Ese mismo sol que cada tarde se acuesta sobre el Zambeze, se levanta con la misma celeridad a la mañana siguiente para interpretar un nuevo compás de esta maravillosa sinfonía. El escenario cambia. Me encuentro unos kilómetros río arriba, justo ante las Cataratas Victoria, así llamadas en memoria de la que fue reina del Imperio Británico. Ya desde la carretera se oye el ruido de las cascadas, un murmullo tentador, antesala de lo que será un nuevo espectáculo.
Tomo el sendero que conduce a las cataratas y me dejo guiar por el sonido del agua, un murmullo que va subiendo en volumen e intensidad a medida que me acerco al primer mirador. Ante mi, una nueva obra de arte diseñada por el mismo Artesano que concibió la puesta de sol del día anterior: un acantilado de más de 100 metros de altura por el que toneladas de agua se precipitan constantemente al vacío dando lugar a una inmensa cortina de agua y vapor. Mientras, el silencio del anochecer da paso a un trueno ensordecedor.

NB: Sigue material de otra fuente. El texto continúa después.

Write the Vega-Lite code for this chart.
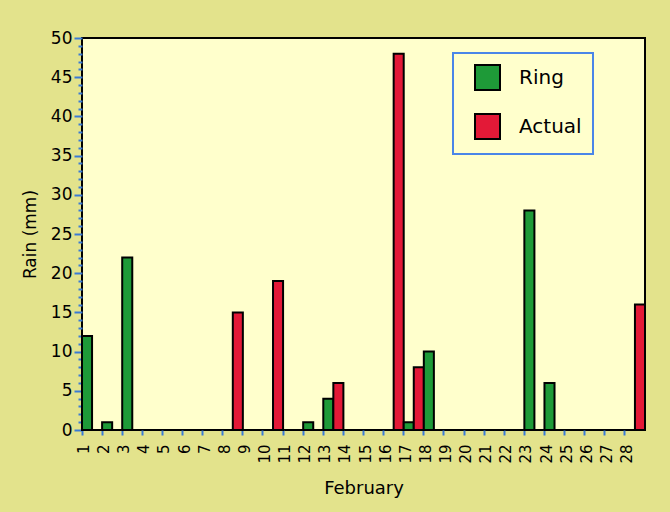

Los actores son los mismos, pero cada uno interpreta ahora una partitura diferente. La quietud del agua de la tarde anterior da paso a un "crescendo" majestuoso que, a medida que me acerco a la catarata, se va transformando en un impresionante redoble de tambores acuáticos producidos por el pertinaz golpear del agua sobre el basalto. Pulverizada tras semejante choque, esa misma agua sube como una columna de humo, llegando a alcanzar los 800 metros de altura.
Aquel remanso inofensivo que me adormecía la tarde anterior se transforma ahora en una bulliciosa corriente cuya fuerza impresiona al más valiente y se hace oír a kilómetros de distancia. Con razón los locales la llaman "Mosi-oa-Tunya", el humo que truena. El mismo río que la tarde anterior transmitía sosiego y paz, se convierte de pronto en incansable fuente de energía vital que inunda el ambiente y penetra las entrañas del que se acerca a escucharlo y contemplarlo.
Por su parte, la luz tenue y rosada del sol que se reflejaba anoche en las calmadas aguas del río, se transforma por la mañana en deslumbrante claridad que lo inunda absolutamente todo. La inmensa nube de agua vaporizada que remonta desde lo más profundo del acantilado se deja atravesar por los primeros rayos de sol dando lugar a una singular danza de arcoiris, invitado de lujo a la ceremonia y que compite en belleza y originalidad con los reflejos del atardecer sobre la superficie del río. Aire, agua y sol se unen en armonía perfecta para interpretar esta verdadera sinfonía de la creación.